We are getting our new plants today, but i have another quick question. If it is potted, are we supposed to leave the cotton stuff there or remove it from the plant? also do we burry each individual stem or is it the whole plant together? is it a matter of preferance? oh and our plants are temple narrow leaf, micro sword and rotala indica.


----------



## fishfreaks (Jan 19, 2005)

forgive all our questions, but we're still learning! we dont want to make a major "no no"


----------



## MyraVan (Jan 19, 2005)

It's best to remove the cottony stuff, if you can. Don't worry if a bit climgs to the roots, just remove the bulk of it.
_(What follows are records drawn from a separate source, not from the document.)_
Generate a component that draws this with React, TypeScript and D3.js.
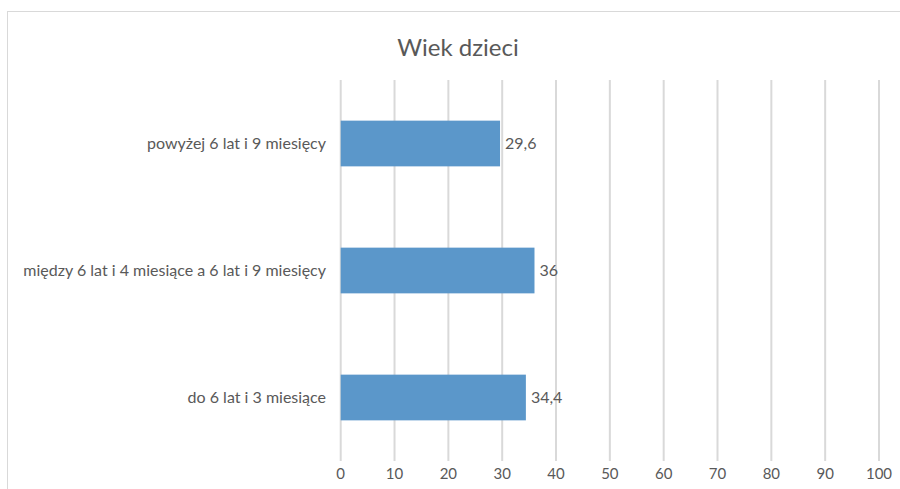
import React from "react";
import * as d3 from "d3";

const categories = [
  "powyżej 6 lat i 9 miesięcy",
  "między 6 lat i 4 miesiące a 6 lat i 9 miesięcy",
  "do 6 lat i 3 miesiące",
];
const values = [29.6, 36, 34.4];
const valueLabels = ["29,6", "36", "34,4"];
const ticks = [0, 10, 20, 30, 40, 50, 60, 70, 80, 90, 100];
const title = "Wiek dzieci";

const W = 900;
const H = 489;
const FONT = "Lato, 'Open Sans', sans-serif";
const TXT = "#595959";

export default function App() {
  const x = d3.scaleLinear().domain([0, 100]).range([340.7, 879]);
  const y = d3.scaleBand().domain(categories).range([80, 461]).paddingInner(0.64).paddingOuter(0.32);
  return (
    <svg width={W} height={H} style={{ position: "absolute", left: 0, top: 0, background: "#fff" }}>
      <rect x={7.5} y={11.5} width={1000} height={600} fill="#fff" stroke="#d9d9d9" strokeWidth={1} />
      <text x={458} y={56} textAnchor="middle" fontFamily={FONT} fontSize={24} fill={TXT}>
        {title}
      </text>
      {ticks.map((t) => (
        <g key={t}>
          <line x1={x(t)} x2={x(t)} y1={80} y2={461} stroke="#d9d9d9" strokeWidth={2} />
          <text x={x(t)} y={479} textAnchor="middle" fontFamily={FONT} fontSize={15} fill={TXT}>
            {t}
          </text>
        </g>
      ))}
      {categories.map((c, i) => {
        const yc = (y(c) as number) + y.bandwidth() / 2;
        return (
          <g key={c}>
            <rect x={x(0)} y={y(c)} width={x(values[i]) - x(0)} height={y.bandwidth()} fill="#5b97ca" />
            <text x={326} y={yc} dy="0.35em" textAnchor="end" fontFamily={FONT} fontSize={16} fill={TXT}>
              {c}
            </text>
            <text x={x(values[i]) + 5} y={yc} dy="0.35em" fontFamily={FONT} fontSize={16} fill={TXT}>
              {valueLabels[i]}
            </text>
          </g>
        );
      })}
    </svg>
  );
}
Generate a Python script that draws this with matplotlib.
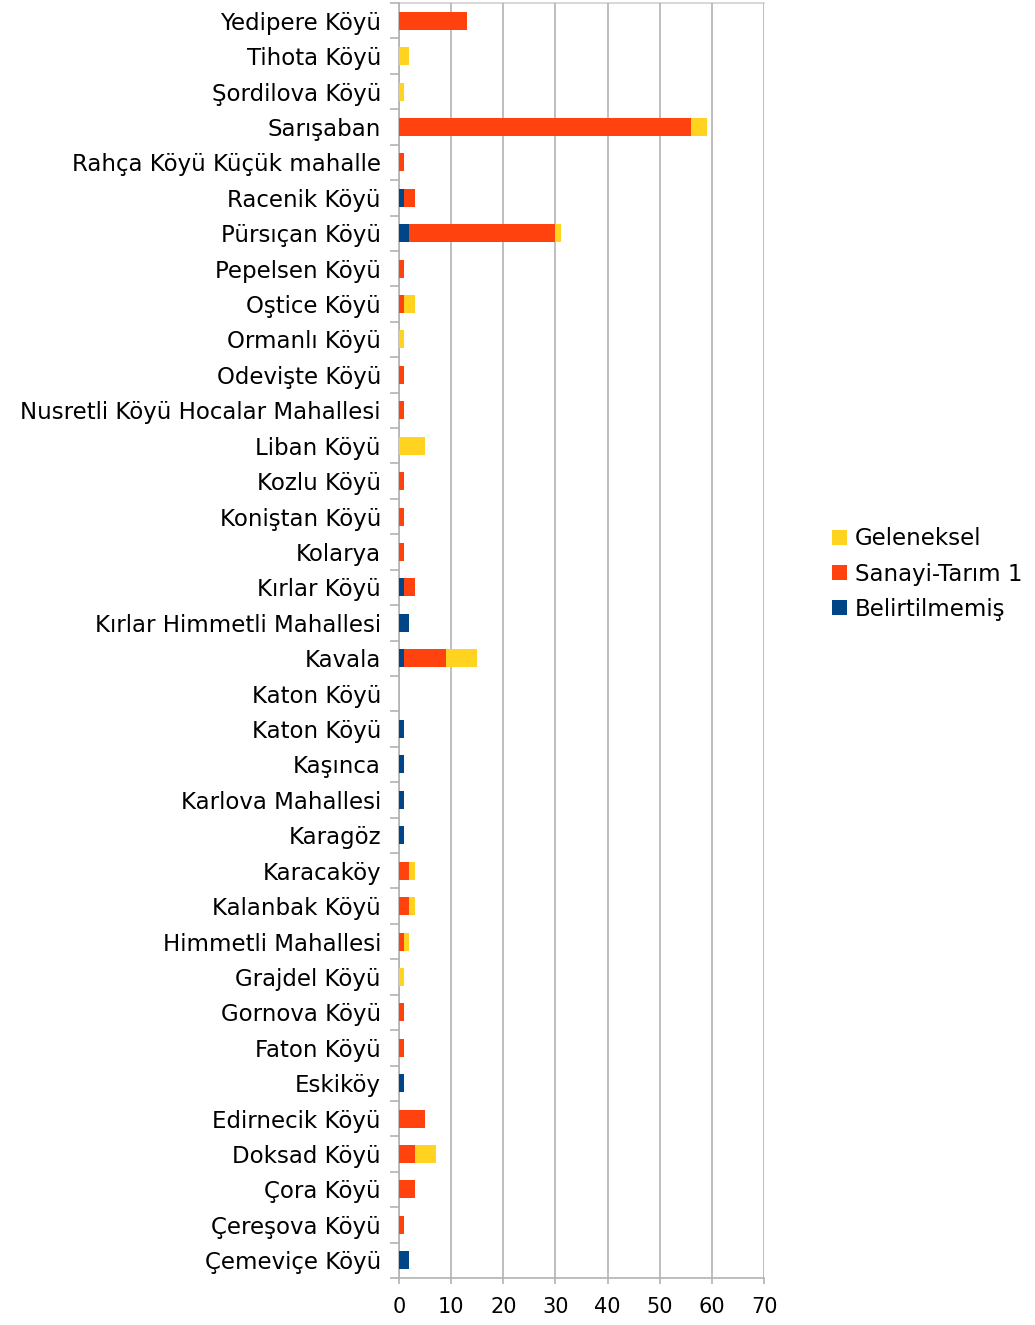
import matplotlib
matplotlib.use("Agg")
import matplotlib.pyplot as plt
import numpy as np

plt.rcParams["font.family"] = ["DejaVu Sans"]

# categories, top to bottom as shown
VILLAGES = ["Yedipere Köyü", "Tihota Köyü", "Şordilova Köyü", "Sarışaban",
            "Rahça Köyü Küçük mahalle", "Racenik Köyü", "Pürsıçan Köyü",
            "Pepelsen Köyü", "Oştice Köyü", "Ormanlı Köyü", "Odevişte Köyü",
            "Nusretli Köyü Hocalar Mahallesi", "Liban Köyü", "Kozlu Köyü",
            "Koniştan Köyü", "Kolarya", "Kırlar Köyü", "Kırlar Himmetli Mahallesi",
            "Kavala", "Katon Köyü", "Katon Köyü", "Kaşınca", "Karlova Mahallesi",
            "Karagöz", "Karacaköy", "Kalanbak Köyü", "Himmetli Mahallesi",
            "Grajdel Köyü", "Gornova Köyü", "Faton Köyü", "Eskiköy",
            "Edirnecik Köyü", "Doksad Köyü", "Çora Köyü", "Çereşova Köyü",
            "Çemeviçe Köyü"]

belirtilmemis = [0, 0, 0, 0, 0, 1, 2, 0, 0, 0, 0, 0, 0, 0, 0, 0, 1, 2,
                 1, 0, 1, 1, 1, 1, 0, 0, 0, 0, 0, 0, 1, 0, 0, 0, 0, 2]
sanayi_tarim = [13, 0, 0, 56, 1, 2, 28, 1, 1, 0, 1, 1, 0, 1, 1, 1, 2, 0,
                8, 0, 0, 0, 0, 0, 2, 2, 1, 0, 1, 1, 0, 5, 3, 3, 1, 0]
geleneksel = [0, 2, 1, 3, 0, 0, 1, 0, 2, 1, 0, 0, 5, 0, 0, 0, 0, 0,
              6, 0, 0, 0, 0, 0, 1, 1, 1, 1, 0, 0, 0, 0, 4, 0, 0, 0]

SERIES = [
    ("Belirtilmemiş", belirtilmemis, "#004586"),
    ("Sanayi-Tarım 1", sanayi_tarim, "#ff420e"),
    ("Geleneksel", geleneksel, "#ffd320"),
]

GRID = "#b3b3b3"


def main():
    fig = plt.figure(figsize=(10.35, 13.25), dpi=100)
    ax = fig.add_axes([399 / 1035, 1 - 1278 / 1325, 365 / 1035, 1275 / 1325])

    n = len(VILLAGES)
    y = np.arange(n)[::-1]
    left = np.zeros(n)
    handles = []
    for label, vals, color in SERIES:
        vals = np.array(vals, dtype=float)
        h = ax.barh(y, vals, height=0.51, left=left, color=color, label=label,
                    zorder=3)
        handles.append(h)
        left += vals

    ax.set_xlim(0, 70)
    ax.set_ylim(-0.5, n - 0.5)
    ax.set_xticks(np.arange(0, 71, 10))
    ax.set_yticks(y)
    ax.set_yticklabels(VILLAGES)
    ax.set_yticks(np.arange(-0.5, n, 1.0), minor=True)
    ax.tick_params(axis="y", which="major", length=0, pad=13, labelsize=16.5)
    ax.tick_params(axis="y", which="minor", length=6.5, color=GRID, width=1.2)
    ax.tick_params(axis="x", length=4.5, color=GRID, width=1.2,
                   labelsize=15, pad=9)
    ax.grid(axis="x", color=GRID, linewidth=1.2, zorder=0)
    ax.spines["right"].set_visible(False)
    for side in ["left", "bottom", "top"]:
        ax.spines[side].set_color(GRID)
        ax.spines[side].set_linewidth(1.2)
    ax.spines["top"].set_alpha(0.6)

    fig.legend(handles[::-1], [s[0] for s in SERIES][::-1],
               loc="center left", bbox_to_anchor=(811 / 1035, 1 - 574 / 1325),
               frameon=False, fontsize=16.5, handlelength=0.65, handleheight=0.65,
               handletextpad=0.35, labelspacing=0.53)

    fig.savefig("out.png", dpi=100)
    plt.close(fig)


if __name__ == "__main__":
    main()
I usually get rosette plants, and I plant 2 or three of them in the same spot. Don't really know about stem plants!


----------



## fishfreaks (Jan 19, 2005)

thanks, i'll have to do that. i planted the temple narrow leaf stems apart, and the rotala indica i placed together, it was a bunch of little pieces so it was easier that way then to have them all floating around the tank!


----------



## Damon (Jan 18, 2005)

Always plant stem plant at least 1/4 inch apart. Otherwise you'll find yourself cutting the tops and replanting them in the same place the original plant is. The bottoms will die off due to lack of lighting for the lower leaves. 1/2 inch is best. Remove the leaves off the bottom 2 nodes of the plant (3 nodes is better) and plant. It should root within 7-10 days.


----------



## fishfreaks (Jan 19, 2005)

thanks os i have to re-arange a bit yet. i definatly should give them 1/2 inch i have them at 1/4 and theyre a bit bunched up. if i do it zig-zag like with the temple in the back, will that give it more depth?


----------



## Damon (Jan 18, 2005)

Yes. And keep the same type of plant shorter if it is in front of another of the same species.


----------



## fishfreaks (Jan 19, 2005)

ok one more question, then i promise im done lol. as for the christmas moss, how can we attach it too our coconut cave


----------



## Damon (Jan 18, 2005)

Cotton thread or nylon. You will have to remove the nylon as it won't decompose.


----------



## DavidDoyle (Jan 18, 2005)

My experience with attaching moss and ferns to things has been that regular thread usually disolves before the plant attaches firmly. I hate nylon (fifhing) line as it is a pita to knot and to work with. I have come to rely on two primary methods for attaching. The first is waxed dental floss which will not disolve and must eventually be cut off. The second is black nylon wire ties. These are available in assorted sizes, are easy to work with, can be linked together to get any desired length and stand out less than white thread or floss. They too need to be cut off down the road.


----------